(Bloomberg) — Martin Shkreli, the hip-hop-loving, short-selling, drug-price-inflating, 32-year-old biotech chief executive, seemed to be daring the world to come after him. The world, or at least the U.S. Department of Justice, has now obliged.
As Bloomberg News reported, federal agents arrested Shkreli early this morning at his Manhattan home on charges of securities fraud.
The allegations against the controversial executive don’t have to do with his most notorious caper—namely, raising the price of a life-saving medication from $13.50 a pill to $750. Instead, the federal case against Shkreli involves accusations that he illegally fleeced a biotech company he started in 2011 called Retrophin. Shkreli allegedly used Retrophin stock to pay off investors he owed money for losses they’d suffered at a separate hedge fund he ran.

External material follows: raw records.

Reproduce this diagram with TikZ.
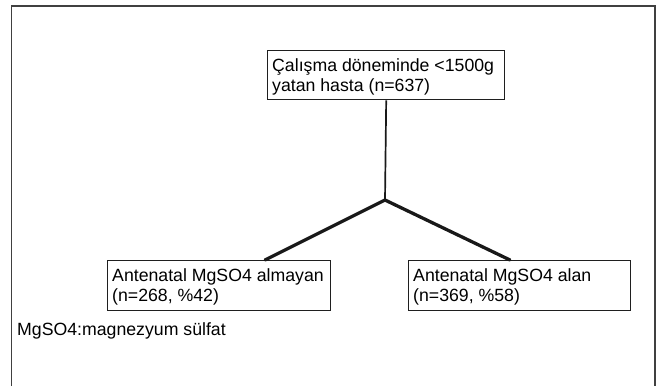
\documentclass[tikz,border=0pt]{standalone}
\usepackage{fontspec}
\setmainfont{Liberation Sans}
\begin{document}
\begin{tikzpicture}[x=1pt,y=-1pt,
  box/.style={draw=black!88, line width=1.4pt, anchor=north west, inner sep=0pt},
  txt/.style={anchor=base west, inner sep=0pt, font=\fontsize{17.7}{19.3}\selectfont},
  thin/.style={line width=1.7pt, black!90},
  thick/.style={line width=3.3pt, black!90}]
\useasboundingbox (0,0) rectangle (671,386);
\fill[white] (0,0) rectangle (671,386);
\draw[line width=1.6pt, black!75] (11.5,386) -- (11.5,6) -- (655,6) -- (655,386);
\node[box, minimum width=237pt, minimum height=49pt] (top) at (267,50) {};
\node[box, minimum width=223pt, minimum height=50pt] (L) at (107,260) {};
\node[box, minimum width=222pt, minimum height=50pt] (R) at (408,260) {};
\node[txt] (topt) at ([shift={(5pt,-21.7pt)}]top.north west) {\parbox[t]{232pt}{Çalışma döneminde <1500g\\yatan hasta (n=637)}};
\node[txt] (Lt) at ([shift={(5pt,-21.7pt)}]L.north west) {\parbox[t]{218pt}{Antenatal MgSO4 almayan\\(n=268, \%42)}};
\node[txt] (Rt) at ([shift={(5pt,-21.7pt)}]R.north west) {\parbox[t]{217pt}{Antenatal MgSO4 alan\\(n=369, \%58)}};
\coordinate (br) at (385,200);
\coordinate (Lend) at ([xshift=158pt]L.north west);
\coordinate (Rend) at ([xshift=102pt]R.north west);
\draw[thin] (top.south) -- (br);
\draw[thick, line cap=round] (Lend) -- (br) -- (Rend);
\node[txt] (note) at (17,335) {MgSO4:magnezyum sülfat};
\end{tikzpicture}
\end{document}
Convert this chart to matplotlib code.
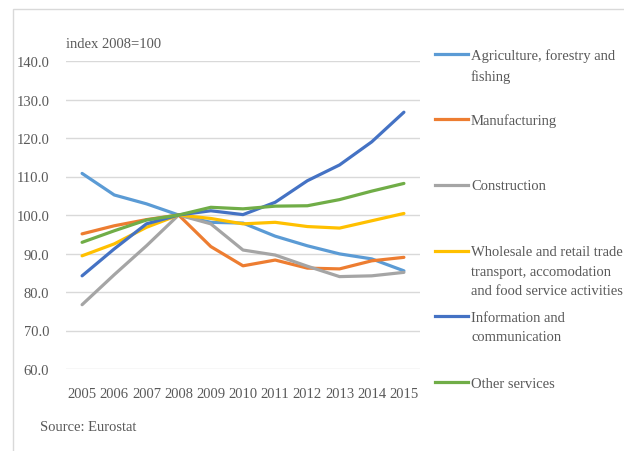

Shkreli loves to provoke outrage, as his insult-filled Twitter feed amply illustrates. Beginning more than a decade ago, in his early 20s, he made enemies in the biotech industry by “shorting,” or betting against, the shares of small drugmakers. Then, with Retrophin, he tempted the fates by turning around and joining the very industry he’d spent years attacking. He made the ultimate long bet, and seemed for a time to be succeeding, as Retrophin grew in market cap and made a lot of money for Shkreli and his investors. Eventually, though, he was ousted by his board and sued by directors who accused him of playing what amounted to a shell game with the company’s stock and cash.
When Shkreli was at his peak at Retrophin, before the Federal Bureau of Investigation began sniffing around, Bloomberg Businessweek profiled the wunderkind, posing the question of whether the self-described wheeler-dealer had “undergone a conversion, as he claims, to creating value and saving lives. Or is he using what he learned about biotech—a field notorious for empty promises—to game the field?”
The profile quoted a longtime investor as saying of Shkreli, “he’s definitely a genius.” This investor also described the executive as “a little flaky. I’m betting he’s going to make a billion dollars rather than blow up.” Now that bet looks dubious.